• **Data listing**:
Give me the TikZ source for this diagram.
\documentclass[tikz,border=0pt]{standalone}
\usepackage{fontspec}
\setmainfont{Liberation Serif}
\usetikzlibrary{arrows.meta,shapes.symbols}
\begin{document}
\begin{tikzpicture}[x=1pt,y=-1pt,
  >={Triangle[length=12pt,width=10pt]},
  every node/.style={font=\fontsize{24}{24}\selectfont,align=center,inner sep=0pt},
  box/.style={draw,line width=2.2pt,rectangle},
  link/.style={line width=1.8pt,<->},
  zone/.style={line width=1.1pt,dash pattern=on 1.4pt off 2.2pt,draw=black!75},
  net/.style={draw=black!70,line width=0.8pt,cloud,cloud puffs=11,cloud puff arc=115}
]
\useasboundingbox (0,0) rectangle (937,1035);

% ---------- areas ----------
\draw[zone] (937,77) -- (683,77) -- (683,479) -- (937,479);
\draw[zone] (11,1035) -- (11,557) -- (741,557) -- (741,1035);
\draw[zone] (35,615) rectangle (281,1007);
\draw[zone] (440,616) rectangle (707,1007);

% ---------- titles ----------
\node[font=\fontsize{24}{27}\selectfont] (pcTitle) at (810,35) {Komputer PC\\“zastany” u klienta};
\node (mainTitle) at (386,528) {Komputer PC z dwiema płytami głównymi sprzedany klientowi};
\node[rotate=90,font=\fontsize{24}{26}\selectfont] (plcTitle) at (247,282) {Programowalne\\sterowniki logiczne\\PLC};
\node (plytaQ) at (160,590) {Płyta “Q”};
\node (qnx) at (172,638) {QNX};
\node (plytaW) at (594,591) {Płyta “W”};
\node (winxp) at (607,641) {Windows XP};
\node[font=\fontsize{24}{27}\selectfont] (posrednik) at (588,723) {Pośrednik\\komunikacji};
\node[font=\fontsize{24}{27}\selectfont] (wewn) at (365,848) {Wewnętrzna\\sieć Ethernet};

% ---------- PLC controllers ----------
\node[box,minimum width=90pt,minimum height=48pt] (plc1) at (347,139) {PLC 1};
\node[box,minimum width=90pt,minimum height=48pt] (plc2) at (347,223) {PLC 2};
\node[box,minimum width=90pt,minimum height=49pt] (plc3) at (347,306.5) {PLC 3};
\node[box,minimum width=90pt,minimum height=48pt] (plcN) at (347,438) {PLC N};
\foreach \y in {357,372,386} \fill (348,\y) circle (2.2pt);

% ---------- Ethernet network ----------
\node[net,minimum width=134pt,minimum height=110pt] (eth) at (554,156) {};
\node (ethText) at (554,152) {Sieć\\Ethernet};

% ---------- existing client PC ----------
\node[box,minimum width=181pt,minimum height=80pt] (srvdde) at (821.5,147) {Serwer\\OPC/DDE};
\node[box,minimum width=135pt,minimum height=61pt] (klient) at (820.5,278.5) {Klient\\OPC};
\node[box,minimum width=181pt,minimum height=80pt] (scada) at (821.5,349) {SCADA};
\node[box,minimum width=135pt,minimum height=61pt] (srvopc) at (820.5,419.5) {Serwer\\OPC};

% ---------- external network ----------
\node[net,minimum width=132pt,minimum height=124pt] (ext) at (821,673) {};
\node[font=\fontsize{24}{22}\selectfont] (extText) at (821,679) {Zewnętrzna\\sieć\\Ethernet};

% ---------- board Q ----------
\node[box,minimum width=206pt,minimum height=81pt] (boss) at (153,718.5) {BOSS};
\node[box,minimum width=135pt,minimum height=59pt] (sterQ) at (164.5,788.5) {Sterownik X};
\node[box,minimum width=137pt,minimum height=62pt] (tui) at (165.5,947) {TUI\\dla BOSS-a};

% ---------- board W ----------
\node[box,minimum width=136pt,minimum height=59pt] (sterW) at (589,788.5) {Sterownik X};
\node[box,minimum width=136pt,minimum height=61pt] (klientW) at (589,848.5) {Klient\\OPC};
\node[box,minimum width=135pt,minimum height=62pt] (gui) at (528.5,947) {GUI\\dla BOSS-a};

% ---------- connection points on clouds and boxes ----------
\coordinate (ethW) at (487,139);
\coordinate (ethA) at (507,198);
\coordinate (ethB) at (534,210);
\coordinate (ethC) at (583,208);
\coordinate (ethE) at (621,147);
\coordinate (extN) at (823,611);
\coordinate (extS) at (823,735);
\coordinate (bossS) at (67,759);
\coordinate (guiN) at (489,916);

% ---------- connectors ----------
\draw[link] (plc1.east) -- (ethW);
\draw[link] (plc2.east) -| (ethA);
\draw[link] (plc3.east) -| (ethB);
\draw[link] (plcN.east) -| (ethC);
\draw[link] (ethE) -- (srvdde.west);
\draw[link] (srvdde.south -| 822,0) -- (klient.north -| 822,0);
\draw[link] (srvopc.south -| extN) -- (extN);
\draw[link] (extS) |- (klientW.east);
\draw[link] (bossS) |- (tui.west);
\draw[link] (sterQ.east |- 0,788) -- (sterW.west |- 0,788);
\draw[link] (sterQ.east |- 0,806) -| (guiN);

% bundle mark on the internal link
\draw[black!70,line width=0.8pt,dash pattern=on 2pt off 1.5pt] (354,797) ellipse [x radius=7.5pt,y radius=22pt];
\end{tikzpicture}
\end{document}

--

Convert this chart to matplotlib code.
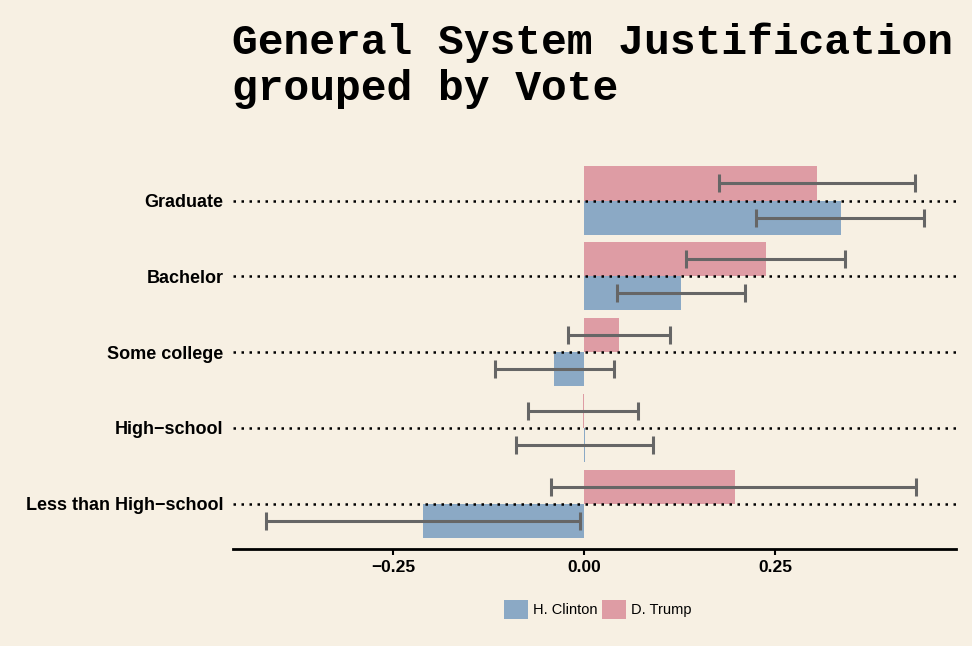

--

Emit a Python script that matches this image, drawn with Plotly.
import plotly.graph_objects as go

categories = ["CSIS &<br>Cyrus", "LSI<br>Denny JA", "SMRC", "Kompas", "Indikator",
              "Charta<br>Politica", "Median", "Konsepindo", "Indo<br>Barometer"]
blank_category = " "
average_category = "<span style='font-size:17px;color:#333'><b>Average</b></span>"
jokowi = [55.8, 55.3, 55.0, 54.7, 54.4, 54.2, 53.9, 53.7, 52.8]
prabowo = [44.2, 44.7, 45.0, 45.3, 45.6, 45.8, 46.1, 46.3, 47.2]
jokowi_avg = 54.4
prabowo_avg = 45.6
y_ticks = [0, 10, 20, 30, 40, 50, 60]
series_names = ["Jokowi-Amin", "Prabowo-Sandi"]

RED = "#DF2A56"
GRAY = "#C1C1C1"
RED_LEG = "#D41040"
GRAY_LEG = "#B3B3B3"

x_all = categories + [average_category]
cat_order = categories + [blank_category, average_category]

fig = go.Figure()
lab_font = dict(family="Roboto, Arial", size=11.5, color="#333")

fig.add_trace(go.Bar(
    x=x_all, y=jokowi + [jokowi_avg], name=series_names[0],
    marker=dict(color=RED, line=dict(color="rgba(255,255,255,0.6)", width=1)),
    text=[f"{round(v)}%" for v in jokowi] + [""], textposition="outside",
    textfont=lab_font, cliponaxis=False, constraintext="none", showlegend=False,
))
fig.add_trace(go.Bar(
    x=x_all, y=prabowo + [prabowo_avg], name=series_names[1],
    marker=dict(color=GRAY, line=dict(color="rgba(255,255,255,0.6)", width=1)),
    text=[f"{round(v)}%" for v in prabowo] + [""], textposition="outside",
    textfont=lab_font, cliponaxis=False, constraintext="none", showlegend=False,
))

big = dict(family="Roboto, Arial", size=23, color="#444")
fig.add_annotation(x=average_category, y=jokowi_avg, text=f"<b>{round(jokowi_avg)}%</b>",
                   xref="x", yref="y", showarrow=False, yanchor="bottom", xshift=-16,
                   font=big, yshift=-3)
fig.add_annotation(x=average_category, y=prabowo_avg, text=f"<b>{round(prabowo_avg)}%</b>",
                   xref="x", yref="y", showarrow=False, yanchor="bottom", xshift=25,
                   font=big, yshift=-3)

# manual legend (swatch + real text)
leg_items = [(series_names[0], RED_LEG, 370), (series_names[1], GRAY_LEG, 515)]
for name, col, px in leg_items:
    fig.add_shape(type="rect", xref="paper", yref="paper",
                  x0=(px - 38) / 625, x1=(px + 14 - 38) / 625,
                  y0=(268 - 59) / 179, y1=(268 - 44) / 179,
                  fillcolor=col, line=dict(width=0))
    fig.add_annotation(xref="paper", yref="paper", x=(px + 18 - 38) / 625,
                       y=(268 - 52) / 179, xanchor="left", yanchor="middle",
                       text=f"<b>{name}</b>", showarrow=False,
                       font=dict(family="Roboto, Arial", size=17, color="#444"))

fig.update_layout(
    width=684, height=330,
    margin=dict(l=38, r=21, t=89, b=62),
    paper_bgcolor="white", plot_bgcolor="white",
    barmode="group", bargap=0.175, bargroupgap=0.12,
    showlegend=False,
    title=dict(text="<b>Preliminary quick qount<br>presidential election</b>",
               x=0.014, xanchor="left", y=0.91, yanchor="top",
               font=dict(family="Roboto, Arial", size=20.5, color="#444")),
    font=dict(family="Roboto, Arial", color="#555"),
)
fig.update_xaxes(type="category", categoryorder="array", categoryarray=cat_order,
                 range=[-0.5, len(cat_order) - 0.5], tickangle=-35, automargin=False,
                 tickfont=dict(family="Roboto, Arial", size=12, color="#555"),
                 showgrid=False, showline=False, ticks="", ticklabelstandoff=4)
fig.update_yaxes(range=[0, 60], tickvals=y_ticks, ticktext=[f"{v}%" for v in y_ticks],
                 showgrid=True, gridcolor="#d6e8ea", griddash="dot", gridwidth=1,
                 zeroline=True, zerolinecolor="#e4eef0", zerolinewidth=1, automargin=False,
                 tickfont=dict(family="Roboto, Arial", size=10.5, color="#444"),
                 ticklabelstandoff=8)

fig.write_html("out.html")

• **Your task**:
Extract exactly the run of lines beginning at the line with "Emit a Python" and ending at the line with "import plotly.graph_objects as go", including both ends and nothing beyond them.

• **Result of the task**:
Emit a Python script that matches this image, drawn with Plotly.
import plotly.graph_objects as go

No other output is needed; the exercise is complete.